25. Establish procedures for processing and addressing complaints regarding accounting, internal controls, or auditing matters, and the confidential, anonymous submission by Company employees of concerns regarding questionable accounting or auditing matters.
26. Report at the next meeting of the Board of Directors all significant items discussed at any Audit Committee meeting.
27. Review and approve the Committee report and any other audit committee disclosure required by the SEC to be included in the Company's annual proxy statement.
28. Perform such other oversight functions that from time to time may be assigned to it by the Board of Directors.
29. Conduct or authorize investigations into any matters within its scope of responsibilities and retain independent counsel, accountants or other professionals as necessary to assist in the conduct of any investigations.
30. Engage, set the compensation of and, where appropriate, replace independent counsel and other advisors as it deems necessary to carry out its duties. The Company shall provide for appropriate funding, as determined by the Audit Committee, for payment of compensation to its independent accountants for the purpose of rendering or issuing an audit report and to any advisors employed by the Audit Committee.
31. Review and reassess the adequacy of the Audit Committee charter annually.
32. Annually evaluate the performance of the Committee.

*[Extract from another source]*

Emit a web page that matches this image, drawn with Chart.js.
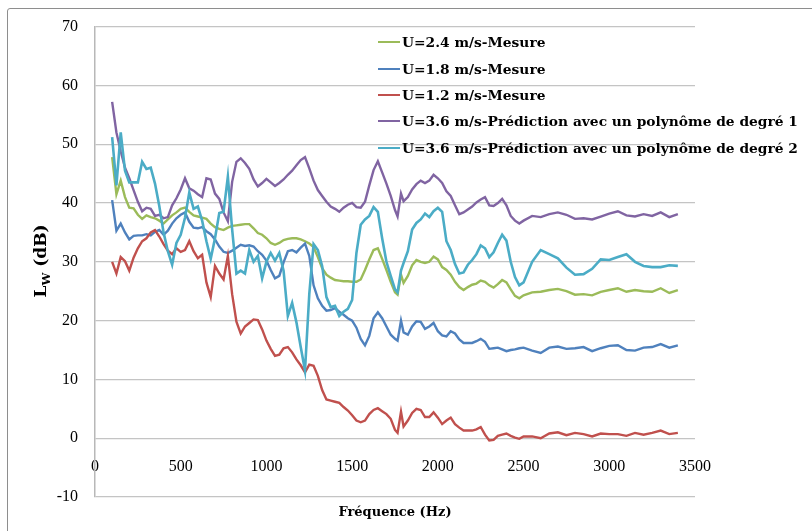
<!DOCTYPE html>
<html>
<head>
<meta charset="utf-8">
<script src="https://cdn.jsdelivr.net/npm/chart.js@4.4.1/dist/chart.umd.min.js"></script>
<style>
    body { margin: 0; background: #fff; }
    #wrap { position: relative; width: 812px; height: 531px; overflow: hidden; background: #fff; }
    #frame { position: absolute; left: 7px; top: 8px; width: 900px; height: 700px; border: 1px solid #8e8e8e; border-radius: 3px; pointer-events: none; }
    #legend { position: absolute; left: 378px; top: 29px; font: bold 13.8px "DejaVu Serif", serif; color: #000; }
    #legend .item { display: flex; align-items: center; height: 26.4px; white-space: nowrap; }
    #legend .sw { display: inline-block; width: 22px; height: 2px; margin-right: 2px; }
    #ytitle { position: absolute; left: 40px; top: 261px; transform: translate(-50%, -50%) rotate(-90deg); font: bold 17px "DejaVu Serif", serif; line-height: 20px; white-space: nowrap; color: #000; }
    #ytitle sub { font-size: 11.5px; line-height: 0; }
</style>
</head>
<body>
<div id="wrap">
    <canvas id="chart" width="812" height="531"></canvas>
    <div id="frame"></div>
    <div id="legend"></div>
    <div id="ytitle">L<sub>W</sub> (dB)</div>
</div>
<script>
// Fréquences (Hz)
const freqs = [
    100, 125, 150, 175, 200, 225, 250, 275, 300, 325,
    350, 375, 400, 425, 450, 475, 500, 525, 550, 575,
    600, 625, 650, 675, 700, 725, 750, 775, 800, 825,
    850, 875, 900, 925, 950, 975, 1000, 1025, 1050, 1075,
    1100, 1125, 1150, 1175, 1200, 1225, 1250, 1275, 1300, 1325,
    1350, 1375, 1400, 1425, 1450, 1475, 1500, 1525, 1550, 1575,
    1600, 1625, 1650, 1675, 1700, 1725, 1750, 1765, 1785, 1800,
    1825, 1850, 1875, 1900, 1925, 1950, 1975, 2000, 2025, 2050,
    2075, 2100, 2125, 2150, 2175, 2200, 2225, 2250, 2275, 2300,
    2325, 2350, 2375, 2400, 2425, 2450, 2475, 2500, 2550, 2600,
    2650, 2700, 2750, 2800, 2850, 2900, 2950, 3000, 3050, 3100,
    3150, 3200, 3250, 3300, 3350, 3400
];

// U=2.4 m/s - Mesure
const lwMesure24 = [
    47.8, 41.5, 43.8, 41.0, 39.2, 39.1, 38.0, 37.3, 37.9, 37.6,
    37.4, 37.0, 36.5, 37.2, 37.9, 38.4, 39.0, 39.2, 38.5, 37.9,
    37.7, 37.5, 37.3, 36.5, 35.9, 35.6, 35.4, 35.8, 36.1, 36.2,
    36.3, 36.4, 36.4, 35.7, 34.9, 34.6, 34.0, 33.2, 32.9, 33.2,
    33.7, 33.9, 34.0, 34.0, 33.8, 33.5, 33.1, 32.5, 30.8, 28.9,
    27.8, 27.3, 26.9, 26.8, 26.7, 26.7, 26.6, 26.6, 27.0, 28.6,
    30.4, 32.0, 32.3, 30.5, 28.6, 26.6, 24.8, 24.4, 27.8, 26.4,
    27.6, 29.4, 30.3, 30.0, 29.8, 30.0, 30.9, 30.4, 29.1, 28.6,
    27.8, 26.6, 25.7, 25.2, 25.7, 26.1, 26.3, 26.8, 26.6, 26.0,
    25.6, 26.2, 26.9, 26.5, 25.3, 24.2, 23.8, 24.3, 24.8, 24.9,
    25.2, 25.4, 25.0, 24.4, 24.5, 24.3, 24.9, 25.2, 25.5, 24.9,
    25.2, 25.0, 24.9, 25.5, 24.7, 25.2
];

// U=1.8 m/s - Mesure
const lwMesure18 = [
    40.5, 35.3, 36.5, 35.0, 33.8, 34.4, 34.5, 34.5, 34.7, 34.5,
    35.1, 35.4, 34.6, 35.3, 36.5, 37.4, 38.0, 38.4, 36.8, 35.8,
    35.7, 35.9, 35.2, 34.7, 33.8, 32.6, 31.7, 31.5, 31.9, 32.4,
    32.9, 32.7, 32.8, 32.6, 31.8, 31.2, 30.2, 28.6, 27.2, 27.6,
    29.9, 31.8, 32.0, 31.6, 32.4, 33.1, 31.0, 26.0, 23.8, 22.5,
    21.7, 21.8, 22.1, 21.5, 21.0, 20.4, 20.0, 18.8, 16.9, 15.8,
    17.4, 20.4, 21.4, 20.4, 19.0, 17.6, 16.9, 16.6, 20.0, 18.0,
    17.6, 19.0, 19.9, 19.8, 18.6, 19.0, 19.6, 18.2, 17.5, 17.3,
    18.2, 17.8, 16.8, 16.2, 16.2, 16.2, 16.5, 16.9, 16.4, 15.2,
    15.3, 15.4, 15.1, 14.8, 15.0, 15.1, 15.3, 15.4, 14.9, 14.5,
    15.4, 15.6, 15.2, 15.3, 15.5, 14.8, 15.3, 15.7, 15.8, 15.0,
    14.9, 15.4, 15.5, 16.0, 15.4, 15.8
];

// U=1.2 m/s - Mesure
const lwMesure12 = [
    30.0, 28.0, 30.8, 30.1, 28.5, 30.7, 32.3, 33.5, 34.0, 35.0,
    35.4, 34.3, 33.0, 31.9, 31.3, 32.3, 31.7, 32.0, 33.5, 31.8,
    30.6, 31.2, 26.5, 24.0, 29.3, 28.0, 27.0, 31.0, 24.5, 19.8,
    17.8, 19.0, 19.6, 20.2, 20.1, 18.5, 16.6, 15.2, 14.0, 14.2,
    15.3, 15.5, 14.6, 13.4, 12.4, 11.2, 12.5, 12.3, 10.6, 8.2,
    6.6, 6.4, 6.2, 6.0, 5.3, 4.7, 3.9, 3.0, 2.7, 3.0,
    4.1, 4.8, 5.1, 4.6, 4.1, 3.3, 1.4, 0.9, 4.5, 2.0,
    3.0, 4.3, 5.0, 4.8, 3.6, 3.6, 4.4, 3.5, 2.4, 3.0,
    3.5, 2.4, 1.8, 1.3, 1.3, 1.3, 1.5, 1.9, 0.6, -0.4,
    -0.3, 0.4, 0.6, 0.8, 0.4, 0.1, -0.1, 0.3, 0.3, 0.0,
    0.8, 1.0, 0.5, 0.9, 0.7, 0.3, 0.8, 0.7, 0.7, 0.4,
    0.9, 0.6, 0.9, 1.3, 0.7, 0.9
];

// U=3.6 m/s - Prédiction, polynôme de degré 1
const lwPred1 = [
    57.2, 52.0, 48.8, 46.0, 44.2, 42.2, 40.2, 38.6, 39.2, 39.0,
    37.8, 38.0, 37.4, 37.6, 39.6, 40.8, 42.3, 44.2, 42.5, 42.1,
    41.5, 41.0, 44.2, 44.0, 41.6, 40.7, 38.4, 36.9, 43.6, 47.0,
    47.6, 46.8, 45.8, 44.0, 42.8, 43.4, 44.1, 43.5, 42.9, 43.4,
    44.0, 44.8, 45.5, 46.4, 47.3, 47.8, 45.9, 43.8, 42.2, 41.2,
    40.2, 39.4, 39.0, 38.5, 39.2, 39.7, 40.0, 39.3, 39.2, 40.2,
    43.0, 45.6, 47.1, 45.2, 43.3, 41.2, 38.8, 37.7, 41.6, 40.3,
    41.0, 42.3, 43.2, 43.8, 43.4, 43.8, 44.8, 44.2, 43.4, 42.0,
    41.2, 39.6, 38.1, 38.4, 38.9, 39.4, 40.1, 40.6, 41.0, 39.6,
    39.5, 40.0, 40.7, 39.6, 37.8, 37.0, 36.5, 37.0, 37.8, 37.6,
    38.1, 38.4, 38.0, 37.3, 37.4, 37.2, 37.7, 38.2, 38.6, 37.9,
    37.7, 38.1, 37.8, 38.4, 37.6, 38.1
];

// U=3.6 m/s - Prédiction, polynôme de degré 2
const lwPred2 = [
    51.2, 43.0, 52.0, 45.5, 43.5, 43.5, 43.5, 47.0, 45.8, 46.0,
    43.3, 39.5, 35.0, 31.8, 29.5, 33.2, 34.6, 37.5, 41.8, 39.0,
    39.4, 37.0, 33.5, 30.5, 34.0, 38.3, 38.5, 44.5, 35.5, 28.0,
    28.5, 28.0, 32.0, 30.0, 31.0, 27.2, 30.0, 31.5, 30.2, 31.5,
    28.5, 20.8, 23.0, 19.7, 15.5, 11.5, 24.5, 33.0, 32.0, 29.3,
    24.0, 22.3, 22.5, 20.8, 21.5, 22.0, 23.5, 31.5, 36.3, 37.2,
    37.8, 39.3, 38.5, 34.0, 30.0, 27.6, 25.3, 24.8, 28.5, 29.8,
    31.8, 35.5, 36.6, 37.2, 38.2, 37.6, 38.6, 39.2, 38.5, 33.5,
    32.0, 29.6, 28.0, 28.2, 29.5, 30.3, 31.3, 32.8, 32.3, 30.8,
    31.6, 33.2, 34.6, 33.6, 30.0, 27.4, 26.0, 26.5, 30.0, 32.0,
    31.3, 30.6, 29.0, 27.8, 27.9, 28.8, 30.4, 30.3, 30.8, 31.3,
    30.0, 29.3, 29.1, 29.1, 29.4, 29.3
];

const seriesLabels = [
    'U=2.4 m/s-Mesure',
    'U=1.8 m/s-Mesure',
    'U=1.2 m/s-Mesure',
    'U=3.6 m/s-Prédiction avec un polynôme de degré 1',
    'U=3.6 m/s-Prédiction avec un polynôme de degré 2'
];
const seriesValues = [lwMesure24, lwMesure18, lwMesure12, lwPred1, lwPred2];
const seriesColors = ['#9BBB59', '#4F81BD', '#C0504D', '#8064A2', '#4BACC6'];

const tickFont = { family: 'Liberation Serif', size: 16 };

const datasets = seriesLabels.map((label, i) => ({
    label: label,
    data: freqs.map((f, k) => ({ x: f, y: seriesValues[i][k] })),
    borderColor: seriesColors[i],
    borderWidth: i === 4 ? 2.6 : 2.4,
    pointRadius: 0,
    tension: 0,
    fill: false,
    order: seriesLabels.length - i   // la dernière série est dessinée au-dessus
}));

const chart = new Chart(document.getElementById('chart'), {
    type: 'line',
    data: { datasets: datasets },
    options: {
        responsive: false,
        animation: false,
        layout: { padding: { left: 0, right: 117, top: 22, bottom: 0 } },
        plugins: { legend: { display: false }, tooltip: { enabled: false } },
        scales: {
            x: {
                type: 'linear', min: 0, max: 3500,
                ticks: { display: false },
                grid: { display: false },
                border: { display: false },
                title: {
                    display: true, text: 'Fréquence (Hz)', color: '#000',
                    font: { family: 'DejaVu Serif', size: 13, weight: 'bold' },
                    padding: { top: 0, bottom: 11 }
                },
                afterFit: s => { s.height = 34; }
            },
            x2: {
                type: 'linear', position: { y: 0 }, min: 0, max: 3500,
                ticks: { stepSize: 500, padding: 11, color: '#000', font: tickFont, callback: v => String(v) },
                grid: { display: false },
                border: { display: false }
            },
            y: {
                min: -10, max: 70,
                ticks: { stepSize: 10, padding: 17, color: '#000', font: tickFont, callback: v => String(v) },
                grid: { color: '#c4c4c4', lineWidth: 1.3, drawTicks: false },
                border: { display: true, color: '#b8b8b8', width: 1.5 },
                afterFit: s => { s.width = 95; }
            }
        }
    }
});

// Légende HTML
const legendBox = document.getElementById('legend');
chart.data.datasets.forEach(ds => {
    const row = document.createElement('div');
    row.className = 'item';
    row.innerHTML = `<span class="sw" style="background:${ds.borderColor}"></span><span>${ds.label}</span>`;
    legendBox.appendChild(row);
});
</script>
</body>
</html>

The Audit Committee shall hold meetings at least four times each year and at any additional time as the Committee Chair or NCR's Chief Financial Officer deems necessary. The meetings will generally be held in January, April, July and October. The Committee may request that members of management and/or representatives of the independent accountants be present as needed in order to execute the Committee's primary responsibilities. At least quarterly, the Committee will meet in separate executive sessions with management, independent accountants and the Internal Audit Director. The Committee may also meet periodically as needed in executive sessions with other members of management such as the General Counsel.